Now we have paid off £10,000 of the mortgage.
The mortgage company have the house valued at £126,800 (through index linking only).
We have done some work on the house, but it is not complete, a rough estimate is that it will cost a further £15,000 to get the house finished. I imagine that it would be very difficult to sell the house in its current state, no kitchen or bathroom and in need of a permanent roof in one area etc

I could calculate that the total amount she has contributed to the mortgage:-
4years 7months = 55months
One third of £600 = £200
Total paid buy her is £11,000

I could calculate one third of the equity in the house, not including the deposit which I put in:-
£10,000 + £1800 = £11800
One third of this is £3,900

I could get the property re-valued and calculate the equity based on this valuation. But would this be before or after the work was completed?

All the papers talk about house prices falling not rising so I wonder what the validity of a valuation is in the current market, and where to get a real valuation?

I would really like to know if there is a correct way to do these types of calculations. I am not looking to get the better of her, but also I do not want to give away more than I should do (at least not without both of us acknowledging that I have done so)


Thanks for reading this and thanks in advance for any advice

Comments

  • JodyBPM
    JodyBPM Posts: 1,404 Forumite
    Part of the Furniture 1,000 Posts Combo Breaker
    I would think out of the two calculations that you have given, that the one third of the equity is fairest.

    If you give her back all she has paid in, the she has effectively lived rent free for four and a half years, where as she would surely have been paying rent elsewhere had she not moved in with you.

    Has she also paid in to the home improvements? In order to keep things amicable then perhaps I would also factor this in if she has.

    It depends on how much you want to get this finalised amicably, and the state of your finances. I would suggest an offer of c. £5K would be very generous, perhaps, if you are eager to move forward with this.
  • pinkshoes
    pinkshoes Posts: 20,674 Forumite
    Part of the Furniture 10,000 Posts Name Dropper Photogenic
    The house has increased in value by 1.44% since you bought it.

    Your £20k deposit is thus now worth £20,288. (which is yours)

    (£126800 - £20288) = £106,512

    Presumably the mortgage is now £105,000 (as you put down £20k deposit on £125k property, and have paid £10k off).

    So that's leaves an equity increase (after your deposit) of £1512, which you get two thirds of (£1008), and she gets one third (£504).
    Should've = Should HAVE (not 'of')
    Would've = Would HAVE (not 'of')

    No, I am not perfect, but yes I do judge people on their use of basic English language. If you didn't know the above, then learn it! (If English is your second language, then you are forgiven!)
  • nick323f
    nick323f Posts: 10 Forumite
    pinkshoes wrote: »
    The house has increased in value by 1.44% since you bought it.

    Your £20k deposit is thus now worth £20,288. (which is yours)

    (£126800 - £20288) = £106,512

    Presumably the mortgage is now £105,000 (as you put down £20k deposit on £125k property, and have paid £10k off).

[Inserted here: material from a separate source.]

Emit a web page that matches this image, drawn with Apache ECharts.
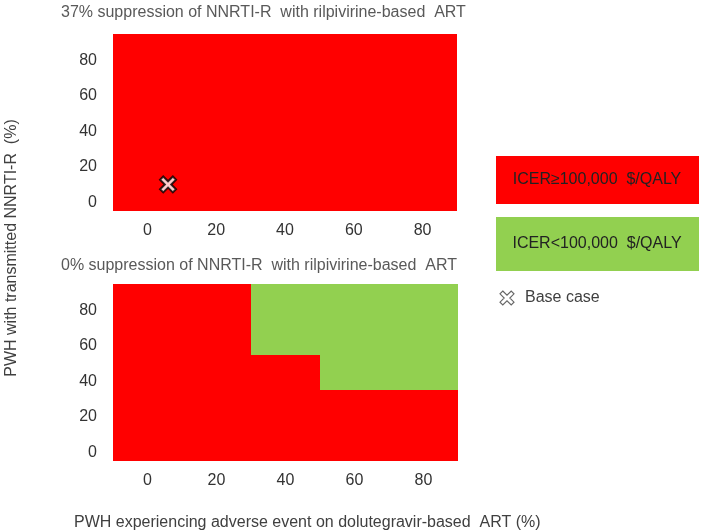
<!DOCTYPE html>
<html>
<head>
<meta charset="utf-8">
<script src="https://cdn.jsdelivr.net/npm/echarts@6/dist/echarts.min.js"></script>
<style>
  html, body { margin: 0; padding: 0; background: #fff; }
  #main { width: 703px; height: 532px; }
</style>
</head>
<body>
<div id="main"></div>
<script>
// adverse event on dolutegravir (%) - cell centres, 20 wide
var xCenters = [0, 20, 40, 60, 80];
// transmitted NNRTI-R (%) - cell centres, 10 tall
var yCenters = [0, 10, 20, 30, 40, 50, 60, 70, 80, 90];
var tickValues = [0, 20, 40, 60, 80];

// 1 = ICER >= 100,000 (red), 0 = ICER < 100,000 (green); rows follow yCenters
var top37 = [
  [1, 1, 1, 1, 1],
  [1, 1, 1, 1, 1],
  [1, 1, 1, 1, 1],
  [1, 1, 1, 1, 1],
  [1, 1, 1, 1, 1],
  [1, 1, 1, 1, 1],
  [1, 1, 1, 1, 1],
  [1, 1, 1, 1, 1],
  [1, 1, 1, 1, 1],
  [1, 1, 1, 1, 1]
];
var bottom0 = [
  [1, 1, 1, 1, 1],
  [1, 1, 1, 1, 1],
  [1, 1, 1, 1, 1],
  [1, 1, 1, 1, 1],
  [1, 1, 1, 0, 0],
  [1, 1, 1, 0, 0],
  [1, 1, 0, 0, 0],
  [1, 1, 0, 0, 0],
  [1, 1, 0, 0, 0],
  [1, 1, 0, 0, 0]
];
var baseCase = [6, 10];

var RED = "#ff0000";
var GREEN = "#92d050";
var crossPts = [[2, 0], [5, 3], [8, 0], [10, 2], [7, 5], [10, 8], [8, 10], [5, 7], [2, 10], [0, 8], [3, 5], [0, 2]];
var crossPath = "path://M" + crossPts.map(function (p) { return p.join(","); }).join(" L") + " Z";

function toCells(matrix) {
  var out = [];
  yCenters.forEach(function (y, i) {
    xCenters.forEach(function (x, j) {
      out.push([x, y, matrix[i][j]]);
    });
  });
  return out;
}

function renderCell(params, api) {
  var x = api.value(0), y = api.value(1);
  var p0 = api.coord([x - 10, y + 5]);
  var p1 = api.coord([x + 10, y - 5]);
  var c = api.value(2) === 1 ? RED : GREEN;
  var x0 = Math.round(p0[0]), y0 = Math.round(p0[1]);
  var x1 = Math.round(p1[0]), y1 = Math.round(p1[1]);
  return {
    type: "rect",
    shape: { x: x0, y: y0, width: x1 - x0, height: y1 - y0 },
    style: { fill: c, stroke: null }
  };
}

function xAxisOf(idx) {
  return {
    type: "value", gridIndex: idx, min: -10, max: 90,
    axisLine: { show: false }, axisTick: { show: false }, splitLine: { show: false },
    axisLabel: { customValues: tickValues, color: "#333", fontSize: 16, margin: 12 }
  };
}
function yAxisOf(idx) {
  return {
    type: "value", gridIndex: idx, min: -5, max: 95,
    axisLine: { show: false }, axisTick: { show: false }, splitLine: { show: false },
    axisLabel: { customValues: tickValues, color: "#333", fontSize: 16, margin: 16 }
  };
}

var chart = echarts.init(document.getElementById("main"));
chart.setOption({
  animation: false,
  textStyle: { fontFamily: "Liberation Sans" },
  title: [
    {
      text: "37% suppression of NNRTI-R  with rilpivirine-based  ART",
      left: 56, top: 0,
      textStyle: { fontSize: 16, fontWeight: "normal", color: "#595959", fontFamily: "Liberation Sans" }
    },
    {
      text: "0% suppression of NNRTI-R  with rilpivirine-based  ART",
      left: 56, top: 253,
      textStyle: { fontSize: 16, fontWeight: "normal", color: "#595959", fontFamily: "Liberation Sans" }
    },
    {
      text: "PWH experiencing adverse event on dolutegravir-based  ART (%)",
      left: 69, top: 510,
      textStyle: { fontSize: 16, fontWeight: "normal", color: "#404040", fontFamily: "Liberation Sans" }
    }
  ],
  grid: [
    { left: 113, top: 34, width: 344, height: 177 },
    { left: 113, top: 284, width: 345, height: 177 }
  ],
  xAxis: [xAxisOf(0), xAxisOf(1)],
  yAxis: [yAxisOf(0), yAxisOf(1)],
  series: [
    {
      type: "custom", xAxisIndex: 0, yAxisIndex: 0,
      renderItem: renderCell, data: toCells(top37)
    },
    {
      type: "custom", xAxisIndex: 1, yAxisIndex: 1,
      renderItem: renderCell, data: toCells(bottom0)
    },
    {
      type: "scatter", xAxisIndex: 0, yAxisIndex: 0, z: 5,
      symbol: crossPath, symbolSize: 16,
      itemStyle: { color: "#fff", borderColor: "#000", borderWidth: 2 },
      data: [baseCase]
    }
  ],
  graphic: [
    {
      type: "text", x: 12, y: 248, rotation: Math.PI / 2,
      style: {
        text: "PWH with transmitted NNRTI-R  (%)", fill: "#404040",
        font: "16px 'Liberation Sans'", align: "center", verticalAlign: "middle"
      }
    },
    {
      type: "rect", shape: { x: 496, y: 156, width: 203, height: 48 },
      style: { fill: RED }
    },
    {
      type: "text", x: 597, y: 180,
      style: {
        text: "ICER\u2265100,000  $/QALY", fill: "#222",
        font: "16px 'Liberation Sans'", align: "center", verticalAlign: "middle"
      }
    },
    {
      type: "rect", shape: { x: 496, y: 217, width: 203, height: 54 },
      style: { fill: GREEN }
    },
    {
      type: "text", x: 597, y: 244,
      style: {
        text: "ICER<100,000  $/QALY", fill: "#222",
        font: "16px 'Liberation Sans'", align: "center", verticalAlign: "middle"
      }
    },
    {
      type: "polygon", x: 500, y: 291, scaleX: 1.4, scaleY: 1.4,
      shape: { points: crossPts },
      style: { fill: "#fff", stroke: "#666", lineWidth: 0.8 }
    },
    {
      type: "text", x: 525, y: 298,
      style: {
        text: "Base case", fill: "#404040",
        font: "16px 'Liberation Sans'", verticalAlign: "middle"
      }
    }
  ]
});
</script>
</body>
</html>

    So that's leaves an equity increase (after your deposit) of £1512, which you get two thirds of (£1008), and she gets one third (£504).
    The mortgage now outstanding is £95,000 as £10,000 has been paid off from the original borrowing of £105,000

    But I see what you are saying about the increase in the value of my deposit.

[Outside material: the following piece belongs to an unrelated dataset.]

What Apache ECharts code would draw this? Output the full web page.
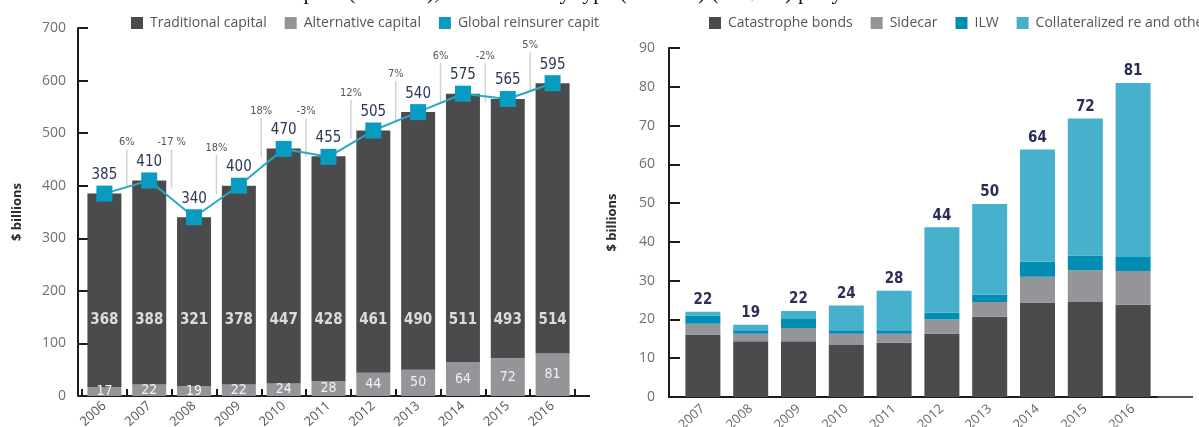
<!DOCTYPE html>
<html>
<head>
<meta charset="utf-8">
<script src="https://cdn.jsdelivr.net/npm/echarts@6/dist/echarts.min.js"></script>
<style>
html,body{margin:0;padding:0;background:#fff;width:1199px;height:427px;overflow:hidden;}
#left{position:absolute;left:0;top:0;width:600px;height:427px;overflow:hidden;}
#right{position:absolute;left:600px;top:0;width:599px;height:427px;overflow:hidden;}
#cap{position:absolute;left:0;top:0;width:1199px;height:10px;overflow:hidden;}
#cap span{position:absolute;left:135px;top:-19px;font-family:'Liberation Serif',serif;font-size:22px;line-height:22px;white-space:nowrap;color:#111;}
</style>
</head>
<body>
<div id="left"></div>
<div id="right"></div>
<div id="cap"><span>Global reinsurer capital (USD bn), Alternative by type (USD bn) (US$ bn) per year</span></div>
<script>
// ---------- DATA ----------
const years = ['2006','2007','2008','2009','2010','2011','2012','2013','2014','2015','2016'];
const traditional = [368, 388, 321, 378, 447, 428, 461, 490, 511, 493, 514];
const alternative = [17, 22, 19, 22, 24, 28, 44, 50, 64, 72, 81];
const globalCap = [385, 410, 340, 400, 470, 455, 505, 540, 575, 565, 595];
const changeLabels = ['', '6%', '-17 %', '18%', '18%', '-3%', '12%', '7%', '6%', '-2%', '5%'];
const leftTicks = [0, 100, 200, 300, 400, 500, 600, 700];

const altYears = ['2007','2008','2009','2010','2011','2012','2013','2014','2015','2016'];
const catBonds   = [16.1, 14.4, 14.4, 13.4, 14.0, 16.4, 20.7, 24.4, 24.5, 23.8];
const sidecar    = [2.8, 1.9, 3.4, 2.9, 2.3, 3.6, 3.8, 6.6, 8.2, 8.7];
const ilw        = [2.1, 0.9, 2.3, 0.9, 0.9, 1.7, 1.9, 3.9, 3.8, 3.6];
const collateral = [1.0, 1.4, 2.1, 6.4, 10.2, 22.1, 23.4, 28.9, 35.3, 44.9];
const altTotals  = [22, 19, 22, 24, 28, 44, 50, 64, 72, 81];
const rightTicks = [0, 10, 20, 30, 40, 50, 60, 70, 80, 90];

// ---------- STYLE ----------
const NARROW = "'Liberation Sans Narrow','DejaVu Sans Condensed',sans-serif";
const SANS = "'Open Sans','Liberation Sans',sans-serif";
const DARK = '#4b4b4d', GREY = '#939598', TEAL = '#0a9cc0', TEAL_LINE = '#2aa6c6';
const ILW_C = '#008db4', COLL_C = '#46b0cd';
const AXIS = '#1c1c1c';
const TRAD_LABEL_LEVEL = 145;   // height (axis units) at which the traditional-capital labels sit
const PCT_OFFSET = 72;          // how far above the taller neighbour the % change label sits

const LG = {left: 82, top: 28, width: 493, height: 368, outerBoundsMode: 'none'};
const RG = {left: 79, top: 48, width: 478, height: 349, outerBoundsMode: 'none'};

function legendCfg(left, items) {
  return {
    left: left, top: 11, width: 1400, itemWidth: 12, itemHeight: 12, itemGap: 18,
    icon: 'rect', data: items, orient: 'horizontal',
    textStyle: {fontFamily: SANS, fontSize: 14, color: '#555', padding: [0, 0, 0, 2]}
  };
}

// ---------- LEFT CHART ----------
const left = echarts.init(document.getElementById('left'), null, {renderer: 'canvas'});
const pctData = [];
for (let i = 1; i < years.length; i++) {
  pctData.push([i, Math.max(globalCap[i - 1], globalCap[i]) + PCT_OFFSET, changeLabels[i]]);
}
left.setOption({
  animation: false,
  legend: legendCfg(126, ['Traditional capital', 'Alternative capital', 'Global reinsurer capital']),
  grid: LG,
  xAxis: {
    type: 'category', data: years,
    axisLine: {lineStyle: {color: AXIS, width: 2}},
    axisTick: {show: true, inside: true, length: 7, lineStyle: {color: AXIS, width: 2}},
    axisLabel: {rotate: 42, color: '#555', fontSize: 13, fontFamily: SANS, margin: 8}
  },
  yAxis: {
    type: 'value', min: leftTicks[0], max: leftTicks[leftTicks.length - 1], interval: 100, offset: 4,
    name: '$ billions', nameLocation: 'middle', nameGap: 54, nameRotate: 90,
    nameTextStyle: {fontFamily: SANS, fontSize: 13, fontWeight: 'bold', color: '#2a2a2a'},
    axisLine: {show: true, lineStyle: {color: AXIS, width: 2}},
    axisTick: {show: true, inside: true, length: 10, lineStyle: {color: AXIS, width: 2}},
    splitLine: {show: false},
    axisLabel: {color: '#707070', fontSize: 14, fontFamily: SANS, margin: 12}
  },
  graphic: [
    {type: 'line', shape: {x1: 575, y1: LG.top + LG.height, x2: 590, y2: LG.top + LG.height}, style: {stroke: AXIS, lineWidth: 2}},
    {type: 'line', shape: {x1: 78, y1: LG.top + LG.height, x2: 83, y2: LG.top + LG.height}, style: {stroke: AXIS, lineWidth: 2}}
  ],
  series: [
    {
      name: 'Alternative capital', type: 'bar', stack: 'cap', data: alternative, barWidth: 34,
      itemStyle: {color: GREY},
      label: {show: true, position: 'inside', color: '#f2f2f2', fontSize: 14, fontFamily: NARROW}
    },
    {
      name: 'Traditional capital', type: 'bar', stack: 'cap', data: traditional, barWidth: 34,
      itemStyle: {color: DARK}
    },
    {
      name: 'tradLabels', type: 'scatter', symbolSize: 0, silent: true, z: 5,
      data: traditional.map((v, i) => [i, TRAD_LABEL_LEVEL]),
      label: {show: true, position: 'inside', color: '#fff', fontSize: 15, fontWeight: 'bold', fontFamily: NARROW,
              formatter: p => String(traditional[p.dataIndex])}
    },
    {
      name: 'pct', type: 'custom', silent: true, z: 1, data: pctData,
      renderItem: function (params, api) {
        const pt = api.coord([api.value(0), api.value(1)]);
        const bw = api.size([1, 0])[0];
        const x = pt[0] - bw / 2;
        return {
          type: 'group',
          children: [
            {type: 'line', shape: {x1: x, y1: pt[1] + 7, x2: x, y2: pt[1] + 46}, style: {stroke: '#d2d2d2', lineWidth: 1.5}},
            {type: 'text', style: {x: x, y: pt[1], text: pctData[params.dataIndex][2], align: 'center', verticalAlign: 'middle',
              fill: '#555', font: '11px ' + NARROW}}
          ]
        };
      }
    },
    {
      name: 'Global reinsurer capital', type: 'line', data: globalCap, z: 10,
      symbol: 'rect', symbolSize: 16,
      itemStyle: {color: TEAL},
      lineStyle: {color: TEAL_LINE, width: 2},
      label: {show: true, position: 'top', distance: 3, color: '#2e3658', fontSize: 15, fontFamily: NARROW}
    }
  ]
});

// ---------- RIGHT CHART ----------
const right = echarts.init(document.getElementById('right'), null, {renderer: 'canvas'});
const rBase = RG.top + RG.height;
function stackSeries(name, data, color, extra) {
  return Object.assign({name: name, type: 'bar', stack: 'alt', data: data, barWidth: 35, itemStyle: {color: color}}, extra || {});
}
right.setOption({
  animation: false,
  legend: legendCfg(104, ['Catastrophe bonds', 'Sidecar', 'ILW', 'Collateralized re and other']),
  grid: RG,
  xAxis: {
    type: 'category', data: altYears,
    axisLine: {lineStyle: {color: AXIS, width: 2}},
    axisTick: {show: false},
    axisLabel: {rotate: 42, color: '#666', fontSize: 13, fontFamily: SANS, margin: 10}
  },
  yAxis: {
    type: 'value', min: rightTicks[0], max: rightTicks[rightTicks.length - 1], interval: 10, offset: 10,
    name: '$ billions', nameLocation: 'middle', nameGap: 50, nameRotate: 90,
    nameTextStyle: {fontFamily: SANS, fontSize: 13, fontWeight: 'bold', color: '#2a2a2a'},
    axisLine: {show: true, lineStyle: {color: AXIS, width: 2}},
    axisTick: {show: true, inside: true, length: 11, lineStyle: {color: AXIS, width: 2}},
    splitLine: {show: false},
    axisLabel: {color: '#707070', fontSize: 14, fontFamily: SANS, margin: 14}
  },
  graphic: [
    {type: 'line', shape: {x1: 68, y1: rBase, x2: 80, y2: rBase}, style: {stroke: AXIS, lineWidth: 2}},
    {type: 'line', shape: {x1: RG.left + RG.width, y1: rBase, x2: 593, y2: rBase}, style: {stroke: '#555', lineWidth: 2}}
  ],
  series: [
    stackSeries('Catastrophe bonds', catBonds, DARK),
    stackSeries('Sidecar', sidecar, GREY),
    stackSeries('ILW', ilw, ILW_C),
    stackSeries('Collateralized re and other', collateral, COLL_C, {
      label: {show: true, position: 'top', distance: 4, color: '#2b2f55', fontSize: 15, fontWeight: 'bold', fontFamily: NARROW,
              formatter: p => String(altTotals[p.dataIndex])}
    })
  ]
});
</script>
</body>
</html>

    JodyBPM - Yes I want to get this finalized amicably.
    Yes she contributed to the improvements, but no where near as much as I did either financially or physically. However she did keep the house running during these periods and make sure there was dinner on the table at the end of the days work, does that count for anything?

    From your replies I get the impression that my basic way of looking at this is not too far off the mark. Take the value of the property, deduct the amount outstanding on the mortgage, deduct my original deposit contribution, then divide the remainder (the equity) by the proportionate amount we paid into the mortgage.

    Once we have agreed on an amount and this has been processed (i.e. the deeds transferred from our names to only my name, and she has received the cash amount we agree on) is that final or does she have the ability to come back and ask for more?

    thanks again
  • Errata
    Errata Posts: 38,230 Forumite
    10,000 Posts Combo Breaker
    Yes she contributed to the improvements, but no where near as much as I did either financially or physically.

    Just a thought - you will continue to benefit from them after you buy her out, she won't.
    .................:)....I'm smiling because I have no idea what's going on ...:)
  • Is the house jointly owned ?
  • Orrin
    Orrin Posts: 448 Forumite
    Part of the Furniture
    Having been in a similar situation myself at one time, the advice I received was that the only thing that matters is who owns the property. If you are tenants in common the house would be disposed of according to your respective shares, and if joint tenants then split down the middle.

    In my case I had used an inheritance to pay off a large chunk of the mortgage and had also contributed more to mortgage payments and bills over the course of the relationship. However, because we were joint tenants and unmarried I was told that a court would still divide the property 50/50. We managed to work things out amicably and I got most of my money back but if things had turned nasty I could have lost it all.

    I recommend you get some proper legal advice.
  • Are you still on decent speaking terms? If so, have you asked her what her ideas are for how it should be split? Then you will know what she is expecting and how this agrees / differs from you.

    Jumping to getting legal advice might make it into a competative situation when it doesn't need to be. However, once you have made an agreement (however that is reached) I would get it legally recorded so that you both know where you stand in the future and neither of you can become 'forgetful' of what you agreed and feel they were unfairly treated and go "back for more".
  • Orrin
    Orrin Posts: 448 Forumite
    Part of the Furniture
    Jumping to getting legal advice might make it into a competative situation when it doesn't need to be.
    Taking legal advice does not mean the situation has to escalate and there's no reason for the ex to even know he's been to see a solicitor.

    I just think it would be wise in this situation to find out exactly what the legal situation is and if he wants to buy her out he'll probably need a solicitor to arrange it anyway.